This is my first post here so I would like to start by saying that I am happy to be a part of this group and I hope that it will help me achieve my dreaming goals. And that as I learn I will be able to share what I learn with others and help them achieve their goals.
OK let’s start with what I think is holding me back and ask for any advice on over coming it. When I first started trying to have lucid dreams I had a lot of internal turmoil over if I could have lucid dreams and if I should have them. I was afraid that it was not natural and that doing so could be harmful to me. But I kept trying like some part of me needed to have them. I have overcome all of the conscious doubt but I still have have only limited success.
The lucid dreams that I have had seem to come only after a lot of hard work and lots and lots of pratice and then only one or two at best. the rest come of there own accord and I am not sure what brings them on. When I have them I seem to have good control and have even found ways to extend the dreams. I have flown in my dreams, I have past through solid objects, and I stopped an 18-wheeler in its tracks.

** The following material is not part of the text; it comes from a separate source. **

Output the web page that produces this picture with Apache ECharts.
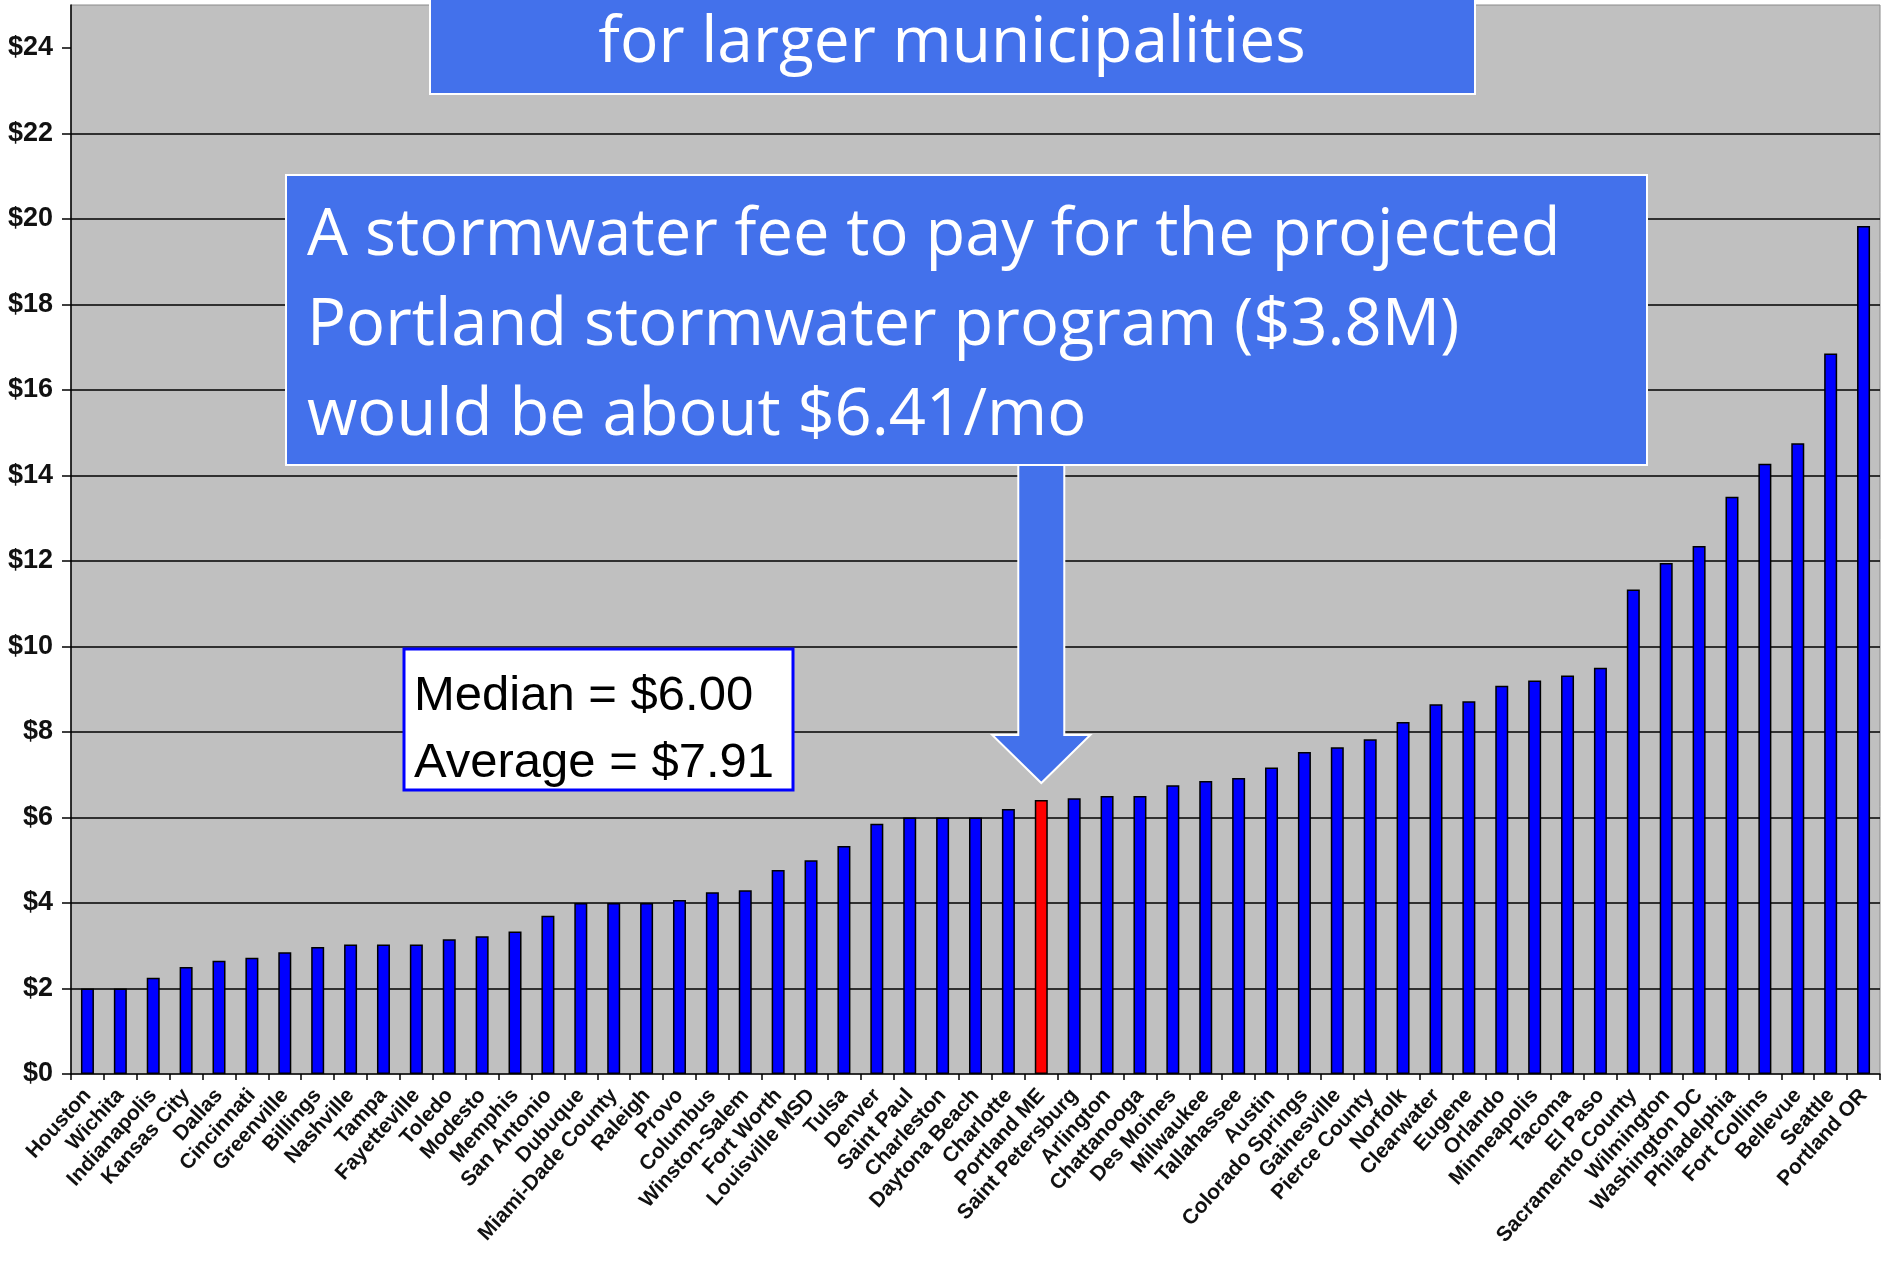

I have to say that I did have a moment of thinking to myself “I hope this is a dream or this is really going to hurt”. So what could it be that i am not doing. I keep a dream journal. I know my dream signs. And I have great dream recall when I deside to remember them.
I love my dream life and I am amazed with how creative my mind can be. When I was about 14 I had a nightmare about animals escaping the Zoo and I woke panicked and afraid but then I thought that it was incredible that I could face something so frightening and not have a scratch on me. At that moment I decided that I liked nightmares and I have not had one since. I have had dreams that others would call nightmares but I find them to be some of the most interesting dreams. I have been shot in dreams; I have been stabbed, and blown up. I’ve died and been reborn. I’ve died and been born into the family of the dead. I hit bottom after falling off a cliff. And while I love all of these dreams the only problem is that none of them where lucid. And don’t take what I’ve said wrong I like all my dreams not just the nightmares.
I know that this post is kind of rambling but that’s just because I’m excited and glad to finely have a place to learn and grow in my dream life. Thank you in advance for any help and advice you can offer me.